Python Pandas Series filter() - Filter Data

Updated on December 6, 2024
filter() header image

Introduction

The filter() function in Python's Pandas library is a versatile tool for selecting specific elements from rows or columns in a Series or DataFrame based on specific criteria. This function simplifies data manipulation processes by allowing fine-grained control over which parts of the data are visible or processed, making it essential for data cleaning and analysis.

In this article, you will learn how to efficiently utilize the filter() function in Series objects provided by Pandas. Explore practical examples of filtering data based on various conditions, understand the usage of different parameters, and see how this function can be integrated into larger data processing workflows.
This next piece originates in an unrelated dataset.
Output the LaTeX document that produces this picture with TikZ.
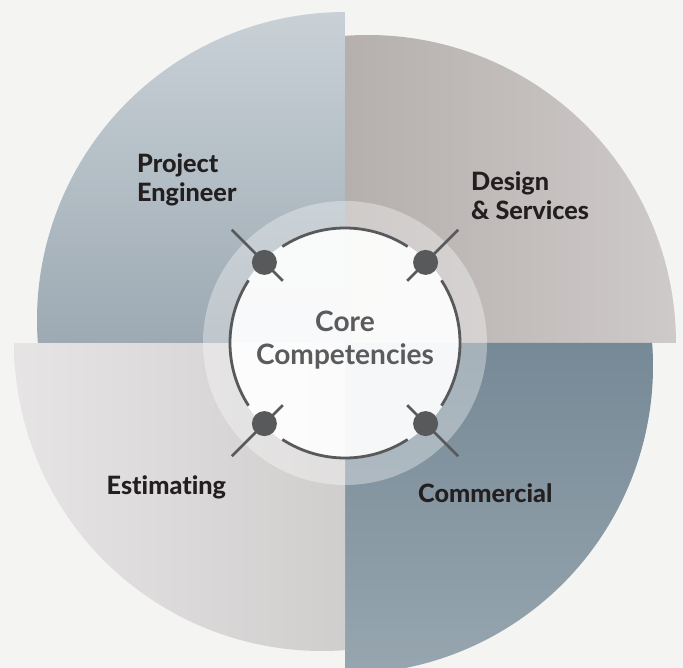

Understanding the filter() Function

Basic Syntax and Parameters

  1. Familiarize yourself with the basic syntax of the filter() function:

    python
    Series.filter(items=None, like=None, regex=None, axis=None)
    
  2. Explore the common parameters:

    • items: List of labels from the index to keep.
    • like: A string representing a pattern that the result must match.
    • regex: A regular expression pattern that the result must match.
    • axis: The axis to filter on, 0 for 'index' and 1 for 'columns' (more applicable in DataFrame).

Simple Filtering by Index Labels

  1. Create a Pandas Series with custom labels.

  2. Use items parameter to filter by specific index labels.

    python
    import pandas as pd
    
    data = pd.Series([10, 20, 30, 40, 50], index=['a', 'b', 'c', 'd', 'e'])
    filtered_data = data.filter(items=['b', 'd', 'e'])
    print(filtered_data)
    

    In this code snippet, the Series data is filtered to include only the elements with labels 'b', 'd', and 'e'. The result is a new Series filtered_data containing the selected elements.

Using Pattern Matching

  1. Apply the like parameter to filter data based on partial label matching.

  2. Use regex for filtering with regular expressions for more complex patterns.

    python
    complex_data = pd.Series(range(5), index=['apple', 'banana', 'pear', 'orange', 'grape'])
    filtered_like = complex_data.filter(like='an')
    print(filtered_like)
    
    filtered_regex = complex_data.filter(regex=r'^[aeiou]')
    print(filtered_regex)
    

    The first filter with like='an' retrieves entries where the index contains 'an', producing outputs for 'banana' and 'orange'. The second filter employing regex captures entries where the label starts with a vowel, resulting in 'apple', 'orange'.

Advanced Usage of filter() in Data Analysis

Filtering in MultiIndex Series

  1. Create a Series with a MultiIndex.

  2. Use the filter() function effectively to select data based on one level of the index.

    python
    arrays = [np.array(['bar', 'bar', 'baz', 'baz']),
              np.array(['one', 'two', 'one', 'two'])]
    s = pd.Series(range(4), index=arrays)
    filtered_multi = s.filter(like='baz', axis=0)
    print(filtered_multi)
    

    In this example, filter() selects the elements of the Series s that have 'baz' in their first level of index.

Integrating filter() with Other Pandas Functions

  1. Create a chain of operations including filtering, mapping, and reduction.

  2. Highlight how filter() can be part of a comprehensive data processing pipeline.

    python
    series_data = pd.Series([1, 2, 3, 4, 5], index=['one', 'two', 'three', 'four', 'five'])
    result = series_data.filter(regex=r'^t').map(lambda x: x**2).sum()
    print(result)
    

    This code demonstrates chaining multiple operations. It filters the Series series_data for index labels starting with 't', maps each filtered value to its square, and then sums the results.

Conclusion

The filter() function from the Pandas library is an invaluable tool for refining and manipulating data in Series objects. By mastering the application of this function with different parameters and in combination with other useful Pandas functions, you ensure that your data analysis workflows are both effective and efficient. Leverage these techniques to handle, analyze, and transform large datasets with ease, ensuring insights derived from your data are based on precisely the information needed.